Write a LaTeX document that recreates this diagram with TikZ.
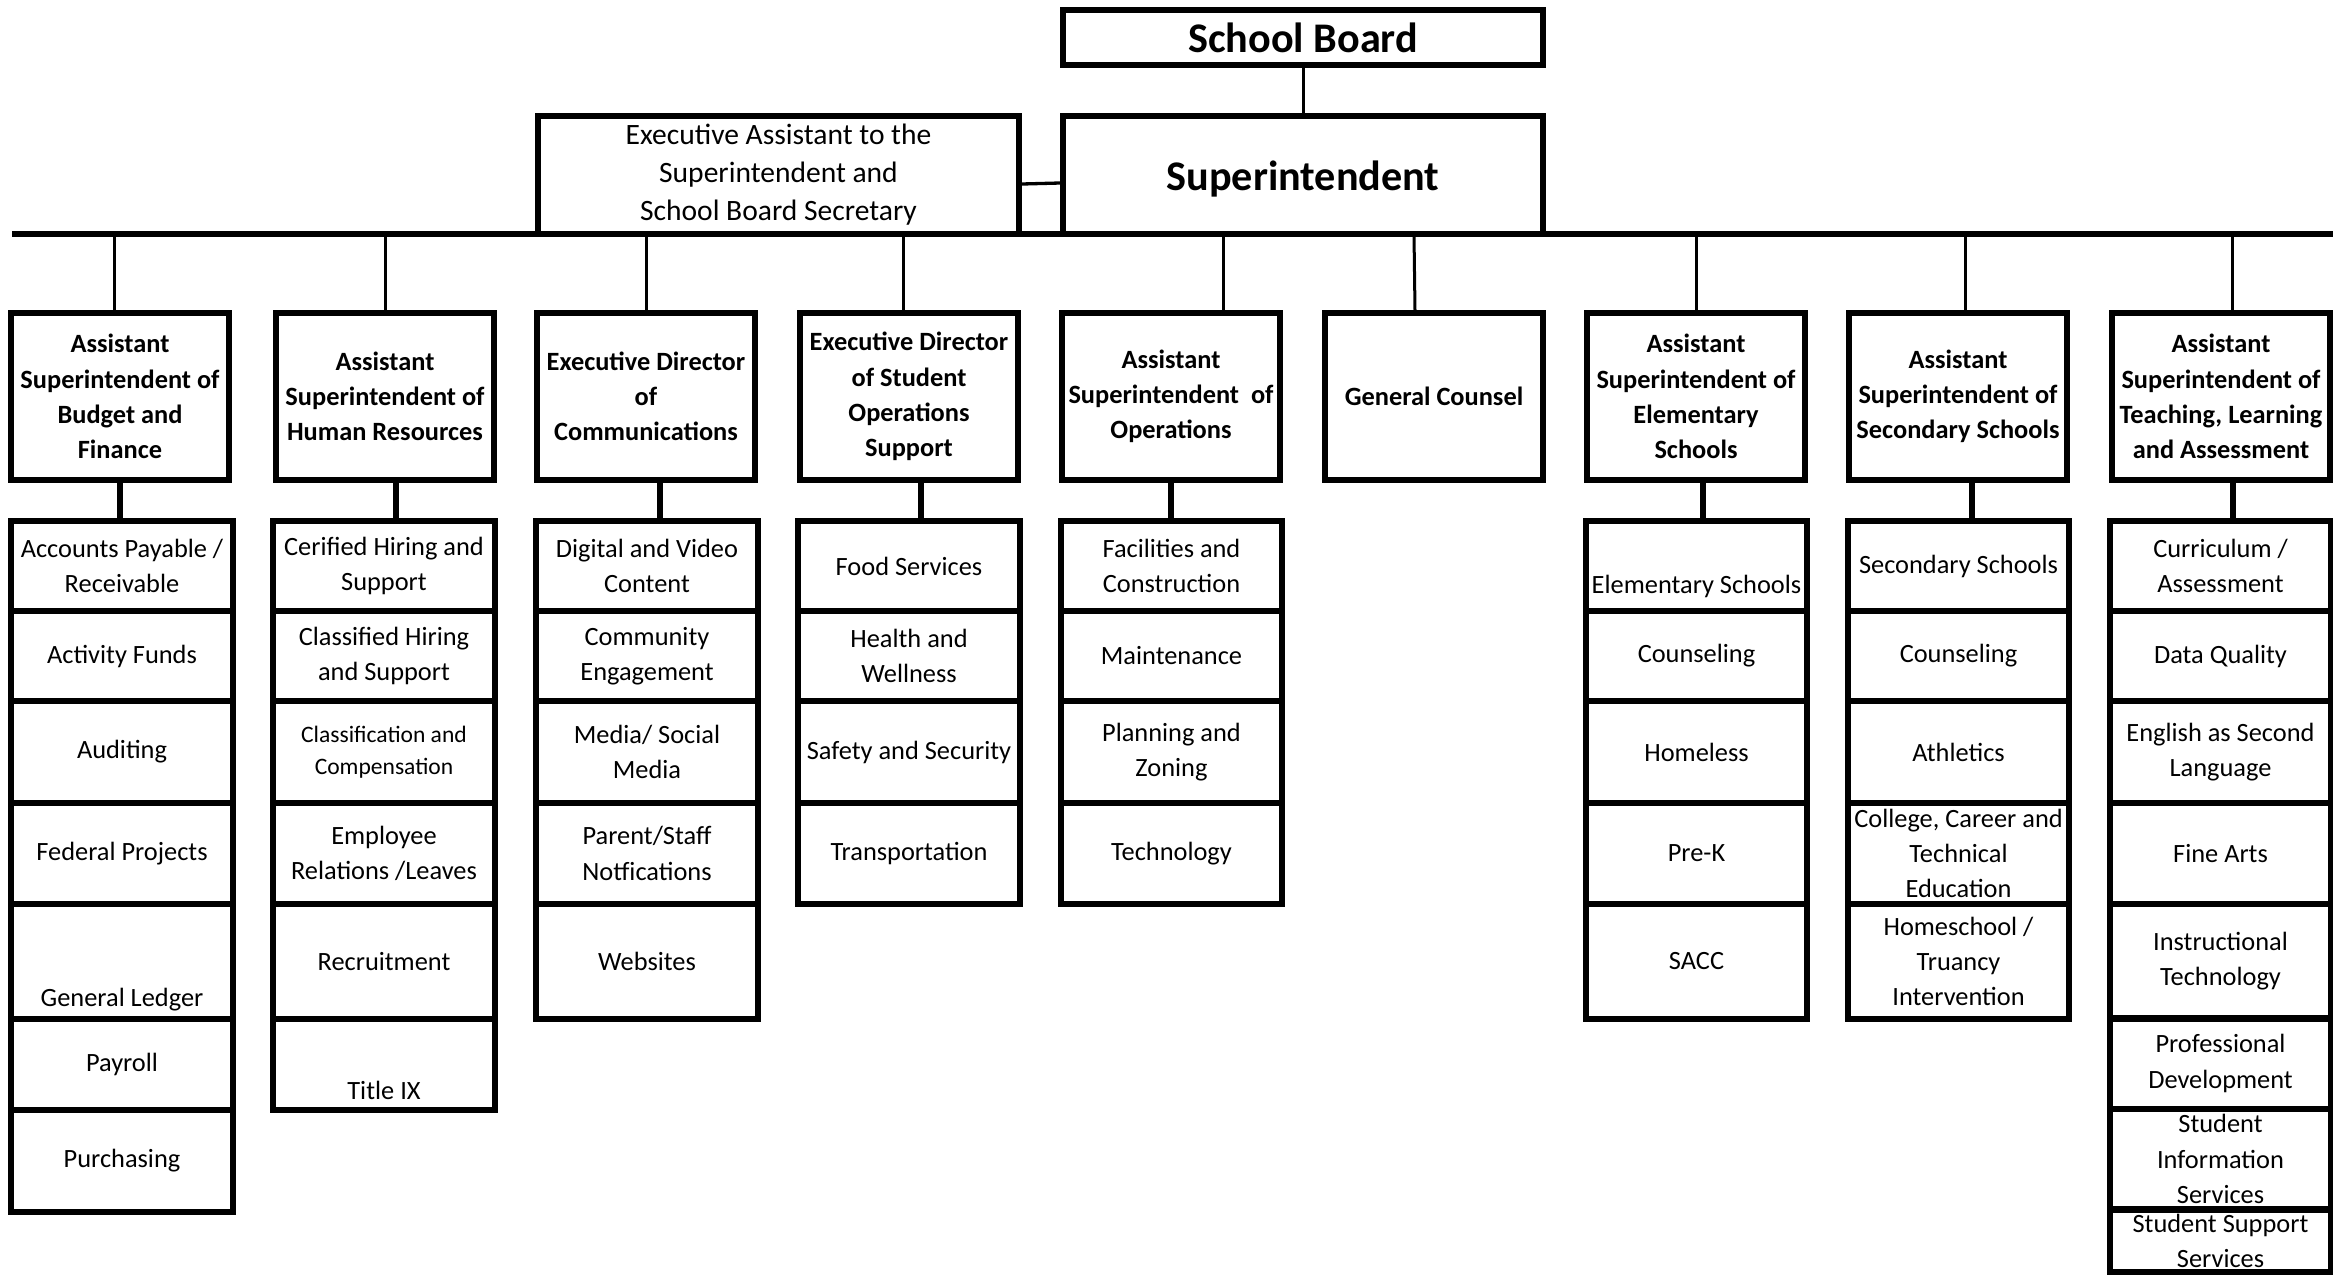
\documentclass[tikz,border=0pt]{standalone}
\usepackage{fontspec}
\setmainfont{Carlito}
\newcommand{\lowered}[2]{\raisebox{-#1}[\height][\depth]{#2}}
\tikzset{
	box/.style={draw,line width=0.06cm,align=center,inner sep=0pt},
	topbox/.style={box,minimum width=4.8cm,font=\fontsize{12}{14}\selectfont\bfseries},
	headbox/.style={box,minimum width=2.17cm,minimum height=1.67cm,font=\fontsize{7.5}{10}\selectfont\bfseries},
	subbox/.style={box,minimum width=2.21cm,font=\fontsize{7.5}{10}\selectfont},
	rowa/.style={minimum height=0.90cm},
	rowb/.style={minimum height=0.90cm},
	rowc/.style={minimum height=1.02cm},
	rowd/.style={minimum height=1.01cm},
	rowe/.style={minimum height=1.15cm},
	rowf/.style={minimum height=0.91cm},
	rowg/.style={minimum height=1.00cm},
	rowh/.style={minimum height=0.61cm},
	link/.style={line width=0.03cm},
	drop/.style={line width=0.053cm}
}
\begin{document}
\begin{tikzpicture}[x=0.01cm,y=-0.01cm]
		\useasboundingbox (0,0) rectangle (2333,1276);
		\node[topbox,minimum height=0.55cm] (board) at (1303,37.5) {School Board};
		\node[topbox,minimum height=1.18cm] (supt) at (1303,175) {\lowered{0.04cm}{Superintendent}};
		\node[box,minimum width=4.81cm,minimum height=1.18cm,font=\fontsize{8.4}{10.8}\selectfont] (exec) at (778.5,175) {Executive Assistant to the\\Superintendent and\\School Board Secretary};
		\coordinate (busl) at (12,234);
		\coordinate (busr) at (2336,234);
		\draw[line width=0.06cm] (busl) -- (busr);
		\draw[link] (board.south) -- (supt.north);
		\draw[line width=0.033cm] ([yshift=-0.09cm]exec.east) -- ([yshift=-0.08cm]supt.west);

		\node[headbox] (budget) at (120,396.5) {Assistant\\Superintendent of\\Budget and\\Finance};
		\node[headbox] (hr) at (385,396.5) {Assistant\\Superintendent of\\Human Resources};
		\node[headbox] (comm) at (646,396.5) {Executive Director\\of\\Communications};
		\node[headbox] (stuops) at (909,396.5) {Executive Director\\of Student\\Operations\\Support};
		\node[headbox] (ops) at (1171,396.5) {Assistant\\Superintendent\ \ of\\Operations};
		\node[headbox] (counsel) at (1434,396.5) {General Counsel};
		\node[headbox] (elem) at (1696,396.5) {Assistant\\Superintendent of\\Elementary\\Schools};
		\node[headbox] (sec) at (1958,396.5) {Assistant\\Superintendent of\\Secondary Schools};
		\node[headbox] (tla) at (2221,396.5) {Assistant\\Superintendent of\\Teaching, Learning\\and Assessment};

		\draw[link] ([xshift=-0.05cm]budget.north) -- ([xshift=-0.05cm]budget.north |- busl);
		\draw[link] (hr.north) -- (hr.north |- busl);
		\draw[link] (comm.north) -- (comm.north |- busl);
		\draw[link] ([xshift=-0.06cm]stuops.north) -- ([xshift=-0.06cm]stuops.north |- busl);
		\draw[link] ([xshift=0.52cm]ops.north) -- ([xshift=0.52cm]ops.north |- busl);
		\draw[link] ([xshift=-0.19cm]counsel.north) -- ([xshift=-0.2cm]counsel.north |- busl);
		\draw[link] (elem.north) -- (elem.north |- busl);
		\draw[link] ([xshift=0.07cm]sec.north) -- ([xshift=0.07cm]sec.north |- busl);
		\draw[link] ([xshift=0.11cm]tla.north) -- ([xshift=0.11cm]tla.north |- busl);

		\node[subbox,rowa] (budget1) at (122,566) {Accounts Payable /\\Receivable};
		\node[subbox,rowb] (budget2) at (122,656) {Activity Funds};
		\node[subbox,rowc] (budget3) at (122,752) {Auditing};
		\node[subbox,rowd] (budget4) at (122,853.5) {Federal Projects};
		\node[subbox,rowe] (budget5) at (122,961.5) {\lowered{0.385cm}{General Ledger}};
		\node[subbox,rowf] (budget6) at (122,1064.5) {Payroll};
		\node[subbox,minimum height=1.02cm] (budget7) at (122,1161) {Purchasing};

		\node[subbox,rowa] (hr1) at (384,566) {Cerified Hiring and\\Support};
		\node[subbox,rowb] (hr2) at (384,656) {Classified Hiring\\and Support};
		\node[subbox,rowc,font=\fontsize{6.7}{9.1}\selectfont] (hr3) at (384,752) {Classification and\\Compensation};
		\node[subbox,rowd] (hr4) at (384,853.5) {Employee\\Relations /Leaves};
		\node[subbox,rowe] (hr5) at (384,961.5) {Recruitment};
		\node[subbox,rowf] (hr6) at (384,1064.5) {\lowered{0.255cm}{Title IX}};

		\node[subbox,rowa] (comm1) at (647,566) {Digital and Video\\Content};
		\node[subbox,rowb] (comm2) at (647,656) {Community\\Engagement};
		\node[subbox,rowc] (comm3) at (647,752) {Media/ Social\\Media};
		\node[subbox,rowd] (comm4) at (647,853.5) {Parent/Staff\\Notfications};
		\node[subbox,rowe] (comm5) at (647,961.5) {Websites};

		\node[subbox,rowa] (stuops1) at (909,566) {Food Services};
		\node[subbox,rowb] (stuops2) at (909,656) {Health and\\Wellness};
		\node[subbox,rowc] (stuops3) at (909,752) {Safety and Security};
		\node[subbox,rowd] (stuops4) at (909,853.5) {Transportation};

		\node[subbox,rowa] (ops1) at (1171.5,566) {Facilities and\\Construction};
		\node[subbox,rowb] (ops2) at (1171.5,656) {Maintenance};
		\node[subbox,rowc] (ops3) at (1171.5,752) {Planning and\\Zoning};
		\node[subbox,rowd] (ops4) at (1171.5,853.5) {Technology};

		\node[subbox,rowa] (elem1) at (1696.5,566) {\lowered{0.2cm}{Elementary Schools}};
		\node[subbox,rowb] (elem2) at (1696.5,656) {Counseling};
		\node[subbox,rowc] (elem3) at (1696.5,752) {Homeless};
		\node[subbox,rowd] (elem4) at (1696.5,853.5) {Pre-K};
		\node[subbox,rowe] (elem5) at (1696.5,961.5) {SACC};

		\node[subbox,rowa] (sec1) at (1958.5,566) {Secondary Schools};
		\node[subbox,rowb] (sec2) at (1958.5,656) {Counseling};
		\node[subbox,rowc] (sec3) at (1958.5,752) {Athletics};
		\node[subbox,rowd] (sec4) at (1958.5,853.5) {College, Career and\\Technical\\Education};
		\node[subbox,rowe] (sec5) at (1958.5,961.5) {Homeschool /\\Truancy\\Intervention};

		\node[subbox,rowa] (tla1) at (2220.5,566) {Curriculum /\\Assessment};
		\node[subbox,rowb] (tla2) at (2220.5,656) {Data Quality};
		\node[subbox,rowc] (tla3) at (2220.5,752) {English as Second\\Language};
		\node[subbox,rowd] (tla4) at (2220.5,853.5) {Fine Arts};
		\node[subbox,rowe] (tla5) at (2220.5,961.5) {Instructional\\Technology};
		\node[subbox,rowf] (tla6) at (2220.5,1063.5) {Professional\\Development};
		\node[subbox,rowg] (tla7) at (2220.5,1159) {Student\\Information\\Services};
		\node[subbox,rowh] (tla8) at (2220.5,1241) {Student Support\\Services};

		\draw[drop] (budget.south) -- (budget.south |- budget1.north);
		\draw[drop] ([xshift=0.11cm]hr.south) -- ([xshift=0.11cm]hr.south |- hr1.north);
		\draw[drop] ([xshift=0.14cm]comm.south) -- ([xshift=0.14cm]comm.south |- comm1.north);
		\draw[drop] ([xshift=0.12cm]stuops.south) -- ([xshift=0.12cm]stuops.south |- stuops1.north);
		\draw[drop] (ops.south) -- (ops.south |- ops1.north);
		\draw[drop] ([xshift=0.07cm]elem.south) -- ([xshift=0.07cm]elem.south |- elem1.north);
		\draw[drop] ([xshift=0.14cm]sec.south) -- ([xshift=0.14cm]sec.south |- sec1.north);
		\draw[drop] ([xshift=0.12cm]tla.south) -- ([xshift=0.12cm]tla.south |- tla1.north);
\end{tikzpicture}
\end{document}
------------------------
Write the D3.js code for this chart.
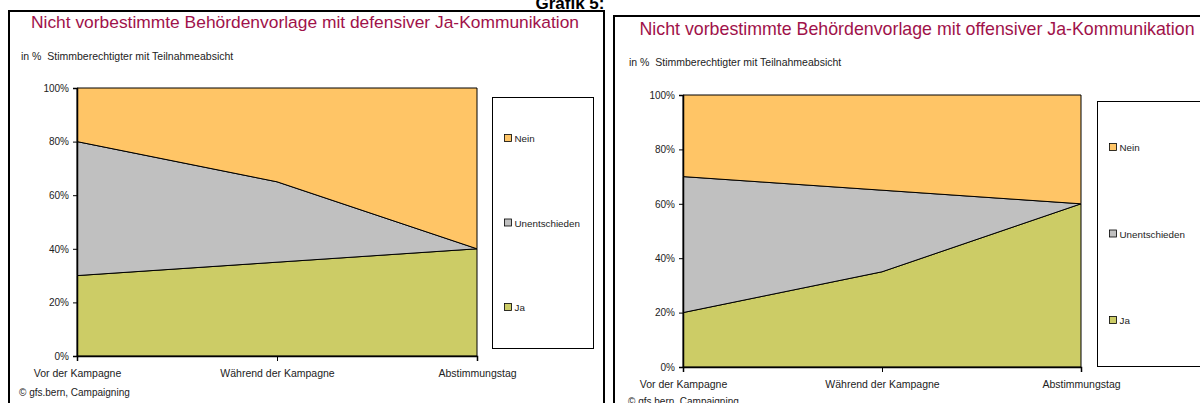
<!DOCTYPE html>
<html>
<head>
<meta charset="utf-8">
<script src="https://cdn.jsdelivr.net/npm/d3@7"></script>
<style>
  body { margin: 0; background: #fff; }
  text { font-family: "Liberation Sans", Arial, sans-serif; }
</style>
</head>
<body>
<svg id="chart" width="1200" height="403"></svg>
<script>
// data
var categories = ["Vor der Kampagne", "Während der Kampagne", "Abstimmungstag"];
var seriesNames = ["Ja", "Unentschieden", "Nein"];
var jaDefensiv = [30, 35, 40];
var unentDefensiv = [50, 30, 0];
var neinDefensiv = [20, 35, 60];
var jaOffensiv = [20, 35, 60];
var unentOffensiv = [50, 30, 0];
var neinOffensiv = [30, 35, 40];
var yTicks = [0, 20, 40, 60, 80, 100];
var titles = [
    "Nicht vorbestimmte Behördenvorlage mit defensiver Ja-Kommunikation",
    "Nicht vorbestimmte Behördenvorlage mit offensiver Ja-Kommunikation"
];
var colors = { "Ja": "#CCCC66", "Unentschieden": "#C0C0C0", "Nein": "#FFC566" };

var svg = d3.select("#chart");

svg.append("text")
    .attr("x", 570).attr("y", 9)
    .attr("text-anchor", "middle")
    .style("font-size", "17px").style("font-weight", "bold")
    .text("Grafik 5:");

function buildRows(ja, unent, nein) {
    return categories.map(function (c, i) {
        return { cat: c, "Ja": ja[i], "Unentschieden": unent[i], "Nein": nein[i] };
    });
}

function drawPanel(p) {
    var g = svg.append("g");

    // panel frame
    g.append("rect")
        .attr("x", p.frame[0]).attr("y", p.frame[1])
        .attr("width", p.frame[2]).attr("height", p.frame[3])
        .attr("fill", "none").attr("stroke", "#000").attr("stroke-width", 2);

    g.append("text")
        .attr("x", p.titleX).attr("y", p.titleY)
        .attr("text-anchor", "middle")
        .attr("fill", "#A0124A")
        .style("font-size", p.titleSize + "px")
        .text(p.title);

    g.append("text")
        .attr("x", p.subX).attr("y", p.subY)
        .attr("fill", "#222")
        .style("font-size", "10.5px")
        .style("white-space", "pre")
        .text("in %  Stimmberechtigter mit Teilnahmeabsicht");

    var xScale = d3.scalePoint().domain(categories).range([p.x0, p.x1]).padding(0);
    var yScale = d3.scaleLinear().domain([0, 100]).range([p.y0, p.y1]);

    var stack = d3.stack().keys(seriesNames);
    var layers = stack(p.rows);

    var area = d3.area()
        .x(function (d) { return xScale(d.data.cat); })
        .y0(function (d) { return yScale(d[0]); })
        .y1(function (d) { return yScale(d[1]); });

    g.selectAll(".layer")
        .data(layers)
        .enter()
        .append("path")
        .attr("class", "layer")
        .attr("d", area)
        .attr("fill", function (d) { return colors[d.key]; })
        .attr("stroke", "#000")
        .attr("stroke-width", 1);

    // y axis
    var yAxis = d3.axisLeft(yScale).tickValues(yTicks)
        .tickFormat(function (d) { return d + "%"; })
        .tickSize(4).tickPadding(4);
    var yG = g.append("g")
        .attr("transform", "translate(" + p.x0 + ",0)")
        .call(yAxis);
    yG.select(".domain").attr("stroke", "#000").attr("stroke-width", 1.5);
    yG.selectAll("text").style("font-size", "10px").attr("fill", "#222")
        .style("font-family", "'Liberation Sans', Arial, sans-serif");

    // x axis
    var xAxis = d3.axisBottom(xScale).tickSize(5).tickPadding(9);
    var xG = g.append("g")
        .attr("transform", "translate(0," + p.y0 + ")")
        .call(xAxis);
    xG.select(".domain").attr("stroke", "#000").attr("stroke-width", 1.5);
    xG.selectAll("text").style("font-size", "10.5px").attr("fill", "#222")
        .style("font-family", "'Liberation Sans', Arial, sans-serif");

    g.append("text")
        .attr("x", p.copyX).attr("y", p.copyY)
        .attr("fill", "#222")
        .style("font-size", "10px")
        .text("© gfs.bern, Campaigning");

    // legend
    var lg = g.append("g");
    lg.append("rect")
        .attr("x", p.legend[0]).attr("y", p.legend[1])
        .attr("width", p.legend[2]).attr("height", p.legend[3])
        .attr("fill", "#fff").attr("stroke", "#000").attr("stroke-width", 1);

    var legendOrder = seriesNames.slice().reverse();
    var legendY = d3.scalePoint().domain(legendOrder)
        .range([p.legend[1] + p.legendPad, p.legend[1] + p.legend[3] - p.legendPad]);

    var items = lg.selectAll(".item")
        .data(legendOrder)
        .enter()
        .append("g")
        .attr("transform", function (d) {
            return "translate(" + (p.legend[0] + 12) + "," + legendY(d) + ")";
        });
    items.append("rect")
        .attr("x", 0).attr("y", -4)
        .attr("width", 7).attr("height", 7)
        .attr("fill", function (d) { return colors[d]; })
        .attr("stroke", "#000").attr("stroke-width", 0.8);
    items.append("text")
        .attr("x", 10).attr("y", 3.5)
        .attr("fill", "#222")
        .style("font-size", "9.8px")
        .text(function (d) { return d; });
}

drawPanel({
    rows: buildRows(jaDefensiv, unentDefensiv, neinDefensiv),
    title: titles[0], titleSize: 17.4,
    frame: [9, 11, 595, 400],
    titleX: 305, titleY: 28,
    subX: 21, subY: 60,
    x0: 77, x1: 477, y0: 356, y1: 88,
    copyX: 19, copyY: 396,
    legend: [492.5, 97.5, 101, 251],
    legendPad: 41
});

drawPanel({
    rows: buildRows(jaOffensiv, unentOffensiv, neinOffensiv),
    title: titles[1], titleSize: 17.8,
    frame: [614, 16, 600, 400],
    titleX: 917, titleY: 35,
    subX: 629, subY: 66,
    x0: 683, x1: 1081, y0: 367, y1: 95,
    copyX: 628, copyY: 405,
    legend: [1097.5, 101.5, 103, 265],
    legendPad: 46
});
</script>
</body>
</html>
------------------------
■ **SET TASK**
Copy every line of the listing containing the string "this".

■ **FINAL RESULT**
Write a LaTeX document that recreates this diagram with TikZ.
Write the D3.js code for this chart.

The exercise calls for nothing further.